_Problem statement_: Repeat, please, only the lines from the top of the data down to the line with "conclusion is\\the result"; include both of those lines.

A block of data
-*-
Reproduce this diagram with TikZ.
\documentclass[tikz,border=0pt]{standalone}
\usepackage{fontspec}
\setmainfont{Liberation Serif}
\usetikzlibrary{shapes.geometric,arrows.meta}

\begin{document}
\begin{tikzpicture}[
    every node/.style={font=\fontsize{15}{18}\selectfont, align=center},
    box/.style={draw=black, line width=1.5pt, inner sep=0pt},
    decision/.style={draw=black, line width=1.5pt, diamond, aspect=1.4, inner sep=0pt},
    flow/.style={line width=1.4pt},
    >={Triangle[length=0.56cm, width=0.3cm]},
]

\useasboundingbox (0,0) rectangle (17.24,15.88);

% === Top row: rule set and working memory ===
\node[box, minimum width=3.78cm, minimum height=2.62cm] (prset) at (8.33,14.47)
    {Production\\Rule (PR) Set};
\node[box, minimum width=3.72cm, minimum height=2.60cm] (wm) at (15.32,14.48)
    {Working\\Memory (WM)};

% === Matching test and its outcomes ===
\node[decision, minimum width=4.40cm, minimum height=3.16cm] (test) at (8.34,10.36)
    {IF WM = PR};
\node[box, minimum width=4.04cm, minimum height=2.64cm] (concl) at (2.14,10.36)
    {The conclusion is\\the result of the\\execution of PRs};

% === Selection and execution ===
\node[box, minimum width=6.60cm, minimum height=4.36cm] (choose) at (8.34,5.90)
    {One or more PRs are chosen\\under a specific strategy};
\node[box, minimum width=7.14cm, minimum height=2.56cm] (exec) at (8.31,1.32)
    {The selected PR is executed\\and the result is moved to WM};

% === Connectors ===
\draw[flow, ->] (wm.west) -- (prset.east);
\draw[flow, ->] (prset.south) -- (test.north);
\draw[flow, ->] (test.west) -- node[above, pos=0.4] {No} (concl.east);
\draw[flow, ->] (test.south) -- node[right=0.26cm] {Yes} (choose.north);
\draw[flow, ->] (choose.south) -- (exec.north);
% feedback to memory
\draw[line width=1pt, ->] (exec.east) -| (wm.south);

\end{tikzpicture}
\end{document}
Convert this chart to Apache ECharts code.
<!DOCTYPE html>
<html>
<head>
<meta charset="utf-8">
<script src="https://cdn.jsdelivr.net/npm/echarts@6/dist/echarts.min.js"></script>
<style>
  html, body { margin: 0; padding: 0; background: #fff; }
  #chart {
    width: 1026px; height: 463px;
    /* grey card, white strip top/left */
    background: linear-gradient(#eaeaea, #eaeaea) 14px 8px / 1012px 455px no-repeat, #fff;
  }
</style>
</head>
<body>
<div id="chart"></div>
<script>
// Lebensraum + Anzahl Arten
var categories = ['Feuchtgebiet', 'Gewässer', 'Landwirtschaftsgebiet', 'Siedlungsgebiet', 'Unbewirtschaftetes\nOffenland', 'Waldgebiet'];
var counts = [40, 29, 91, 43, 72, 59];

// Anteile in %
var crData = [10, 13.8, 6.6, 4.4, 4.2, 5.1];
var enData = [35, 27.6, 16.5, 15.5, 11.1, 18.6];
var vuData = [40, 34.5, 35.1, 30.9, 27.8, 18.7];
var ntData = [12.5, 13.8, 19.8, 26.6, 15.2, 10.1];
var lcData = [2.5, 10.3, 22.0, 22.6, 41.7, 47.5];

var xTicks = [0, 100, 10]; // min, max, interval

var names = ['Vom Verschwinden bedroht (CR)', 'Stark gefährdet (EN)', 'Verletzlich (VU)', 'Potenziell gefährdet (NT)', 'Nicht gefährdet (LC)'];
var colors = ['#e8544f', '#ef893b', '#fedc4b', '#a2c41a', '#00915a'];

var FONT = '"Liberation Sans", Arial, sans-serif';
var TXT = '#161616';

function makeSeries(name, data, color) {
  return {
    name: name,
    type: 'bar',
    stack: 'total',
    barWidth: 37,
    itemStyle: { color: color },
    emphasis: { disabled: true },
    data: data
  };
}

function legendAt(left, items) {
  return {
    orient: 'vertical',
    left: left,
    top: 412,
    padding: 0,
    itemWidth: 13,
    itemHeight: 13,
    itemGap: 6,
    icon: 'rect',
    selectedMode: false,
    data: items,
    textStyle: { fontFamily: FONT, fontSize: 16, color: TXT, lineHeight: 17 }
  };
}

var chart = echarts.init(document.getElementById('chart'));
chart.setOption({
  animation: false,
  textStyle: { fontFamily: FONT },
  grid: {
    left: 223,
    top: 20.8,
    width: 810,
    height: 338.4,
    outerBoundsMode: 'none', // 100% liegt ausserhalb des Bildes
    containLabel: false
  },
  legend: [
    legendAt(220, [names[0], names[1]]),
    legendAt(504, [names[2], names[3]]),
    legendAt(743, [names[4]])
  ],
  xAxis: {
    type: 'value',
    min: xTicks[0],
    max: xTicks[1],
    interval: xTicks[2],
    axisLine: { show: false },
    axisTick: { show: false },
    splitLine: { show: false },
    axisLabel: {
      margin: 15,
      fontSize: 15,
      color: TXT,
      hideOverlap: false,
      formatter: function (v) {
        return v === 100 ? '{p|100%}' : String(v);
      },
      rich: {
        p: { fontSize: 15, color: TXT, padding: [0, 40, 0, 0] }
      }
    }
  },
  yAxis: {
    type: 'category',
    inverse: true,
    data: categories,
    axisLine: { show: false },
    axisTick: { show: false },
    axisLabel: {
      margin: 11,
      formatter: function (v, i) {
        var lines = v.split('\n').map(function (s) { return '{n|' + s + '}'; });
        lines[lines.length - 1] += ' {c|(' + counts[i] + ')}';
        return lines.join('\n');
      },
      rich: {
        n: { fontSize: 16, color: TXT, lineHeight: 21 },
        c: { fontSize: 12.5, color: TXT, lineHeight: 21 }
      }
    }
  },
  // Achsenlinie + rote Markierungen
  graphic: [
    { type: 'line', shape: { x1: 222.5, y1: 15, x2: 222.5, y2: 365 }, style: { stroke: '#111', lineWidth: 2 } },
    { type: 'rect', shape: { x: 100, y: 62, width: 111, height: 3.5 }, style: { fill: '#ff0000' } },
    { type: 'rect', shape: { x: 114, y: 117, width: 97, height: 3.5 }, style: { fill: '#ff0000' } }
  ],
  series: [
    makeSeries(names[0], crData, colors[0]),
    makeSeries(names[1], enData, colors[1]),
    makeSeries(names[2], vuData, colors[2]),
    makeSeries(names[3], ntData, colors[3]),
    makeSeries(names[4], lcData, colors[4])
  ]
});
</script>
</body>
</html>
-*-
_Complete output_:
Reproduce this diagram with TikZ.
\documentclass[tikz,border=0pt]{standalone}
\usepackage{fontspec}
\setmainfont{Liberation Serif}
\usetikzlibrary{shapes.geometric,arrows.meta}

\begin{document}
\begin{tikzpicture}[
    every node/.style={font=\fontsize{15}{18}\selectfont, align=center},
    box/.style={draw=black, line width=1.5pt, inner sep=0pt},
    decision/.style={draw=black, line width=1.5pt, diamond, aspect=1.4, inner sep=0pt},
    flow/.style={line width=1.4pt},
    >={Triangle[length=0.56cm, width=0.3cm]},
]

\useasboundingbox (0,0) rectangle (17.24,15.88);

% === Top row: rule set and working memory ===
\node[box, minimum width=3.78cm, minimum height=2.62cm] (prset) at (8.33,14.47)
    {Production\\Rule (PR) Set};
\node[box, minimum width=3.72cm, minimum height=2.60cm] (wm) at (15.32,14.48)
    {Working\\Memory (WM)};

% === Matching test and its outcomes ===
\node[decision, minimum width=4.40cm, minimum height=3.16cm] (test) at (8.34,10.36)
    {IF WM = PR};
\node[box, minimum width=4.04cm, minimum height=2.64cm] (concl) at (2.14,10.36)
    {The conclusion is\\the result of the\\execution of PRs};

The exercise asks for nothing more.